* DATASET EXTRACT *
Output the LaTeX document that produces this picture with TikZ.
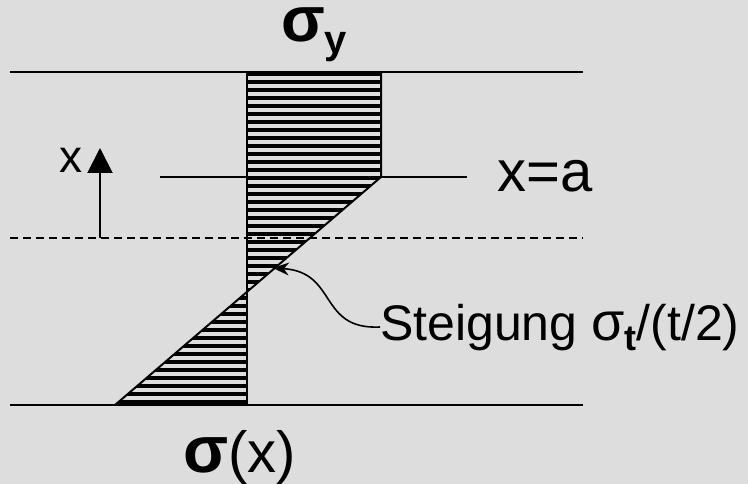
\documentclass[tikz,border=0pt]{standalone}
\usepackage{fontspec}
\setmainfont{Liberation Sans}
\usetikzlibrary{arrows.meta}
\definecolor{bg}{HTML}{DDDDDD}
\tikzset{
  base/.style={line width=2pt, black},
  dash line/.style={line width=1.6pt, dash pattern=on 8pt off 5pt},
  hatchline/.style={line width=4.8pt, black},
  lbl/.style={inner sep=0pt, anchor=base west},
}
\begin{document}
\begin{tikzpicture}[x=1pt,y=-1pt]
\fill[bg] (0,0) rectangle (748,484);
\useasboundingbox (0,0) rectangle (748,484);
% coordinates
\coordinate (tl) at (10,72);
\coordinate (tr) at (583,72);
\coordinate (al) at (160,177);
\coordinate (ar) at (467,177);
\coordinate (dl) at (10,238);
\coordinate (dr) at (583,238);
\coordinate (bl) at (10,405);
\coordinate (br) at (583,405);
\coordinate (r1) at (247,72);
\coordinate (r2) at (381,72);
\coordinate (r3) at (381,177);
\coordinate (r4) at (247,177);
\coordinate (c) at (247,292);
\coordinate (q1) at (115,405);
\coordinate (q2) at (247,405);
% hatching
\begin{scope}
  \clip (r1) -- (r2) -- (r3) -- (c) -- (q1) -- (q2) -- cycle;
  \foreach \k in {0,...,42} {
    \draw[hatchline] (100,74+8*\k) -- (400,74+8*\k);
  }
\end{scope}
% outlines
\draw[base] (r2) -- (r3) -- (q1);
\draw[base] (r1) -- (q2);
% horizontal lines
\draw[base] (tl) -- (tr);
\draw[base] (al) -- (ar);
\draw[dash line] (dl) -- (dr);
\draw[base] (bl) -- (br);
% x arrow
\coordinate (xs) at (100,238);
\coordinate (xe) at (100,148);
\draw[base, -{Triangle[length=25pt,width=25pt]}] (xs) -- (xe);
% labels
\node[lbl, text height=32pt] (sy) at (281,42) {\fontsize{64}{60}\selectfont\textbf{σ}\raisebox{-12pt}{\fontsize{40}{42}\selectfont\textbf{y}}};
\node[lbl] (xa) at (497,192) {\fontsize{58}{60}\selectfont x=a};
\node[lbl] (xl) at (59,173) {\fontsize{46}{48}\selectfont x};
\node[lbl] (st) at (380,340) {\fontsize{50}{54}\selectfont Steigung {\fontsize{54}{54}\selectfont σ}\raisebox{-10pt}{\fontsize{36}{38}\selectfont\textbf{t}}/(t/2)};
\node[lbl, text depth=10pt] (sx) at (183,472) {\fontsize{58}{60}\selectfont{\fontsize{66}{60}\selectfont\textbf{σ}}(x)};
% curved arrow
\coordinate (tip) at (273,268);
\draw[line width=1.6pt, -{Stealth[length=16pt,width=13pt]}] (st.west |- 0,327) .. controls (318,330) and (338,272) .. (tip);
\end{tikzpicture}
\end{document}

* WHAT THE TASK REQUIRES *
Omit each picture, then return all of the listing exactly as it stands.

* COMPLETE ANSWER *
Output the LaTeX document that produces this picture with TikZ.
\documentclass[tikz,border=0pt]{standalone}
\usepackage{fontspec}
\setmainfont{Liberation Sans}
\usetikzlibrary{arrows.meta}
\definecolor{bg}{HTML}{DDDDDD}
\tikzset{
  base/.style={line width=2pt, black},
  dash line/.style={line width=1.6pt, dash pattern=on 8pt off 5pt},
  hatchline/.style={line width=4.8pt, black},
  lbl/.style={inner sep=0pt, anchor=base west},
}
\begin{document}
\begin{tikzpicture}[x=1pt,y=-1pt]
\fill[bg] (0,0) rectangle (748,484);
\useasboundingbox (0,0) rectangle (748,484);
% coordinates
\coordinate (tl) at (10,72);
\coordinate (tr) at (583,72);
\coordinate (al) at (160,177);
\coordinate (ar) at (467,177);
\coordinate (dl) at (10,238);
\coordinate (dr) at (583,238);
\coordinate (bl) at (10,405);
\coordinate (br) at (583,405);
\coordinate (r1) at (247,72);
\coordinate (r2) at (381,72);
\coordinate (r3) at (381,177);
\coordinate (r4) at (247,177);
\coordinate (c) at (247,292);
\coordinate (q1) at (115,405);
\coordinate (q2) at (247,405);
% hatching
\begin{scope}
  \clip (r1) -- (r2) -- (r3) -- (c) -- (q1) -- (q2) -- cycle;
  \foreach \k in {0,...,42} {
    \draw[hatchline] (100,74+8*\k) -- (400,74+8*\k);
  }
\end{scope}
% outlines
\draw[base] (r2) -- (r3) -- (q1);
\draw[base] (r1) -- (q2);
% horizontal lines
\draw[base] (tl) -- (tr);
\draw[base] (al) -- (ar);
\draw[dash line] (dl) -- (dr);
\draw[base] (bl) -- (br);
% x arrow
\coordinate (xs) at (100,238);
\coordinate (xe) at (100,148);
\draw[base, -{Triangle[length=25pt,width=25pt]}] (xs) -- (xe);
% labels
\node[lbl, text height=32pt] (sy) at (281,42) {\fontsize{64}{60}\selectfont\textbf{σ}\raisebox{-12pt}{\fontsize{40}{42}\selectfont\textbf{y}}};
\node[lbl] (xa) at (497,192) {\fontsize{58}{60}\selectfont x=a};
\node[lbl] (xl) at (59,173) {\fontsize{46}{48}\selectfont x};
\node[lbl] (st) at (380,340) {\fontsize{50}{54}\selectfont Steigung {\fontsize{54}{54}\selectfont σ}\raisebox{-10pt}{\fontsize{36}{38}\selectfont\textbf{t}}/(t/2)};
\node[lbl, text depth=10pt] (sx) at (183,472) {\fontsize{58}{60}\selectfont{\fontsize{66}{60}\selectfont\textbf{σ}}(x)};
% curved arrow
\coordinate (tip) at (273,268);
\draw[line width=1.6pt, -{Stealth[length=16pt,width=13pt]}] (st.west |- 0,327) .. controls (318,330) and (338,272) .. (tip);
\end{tikzpicture}
\end{document}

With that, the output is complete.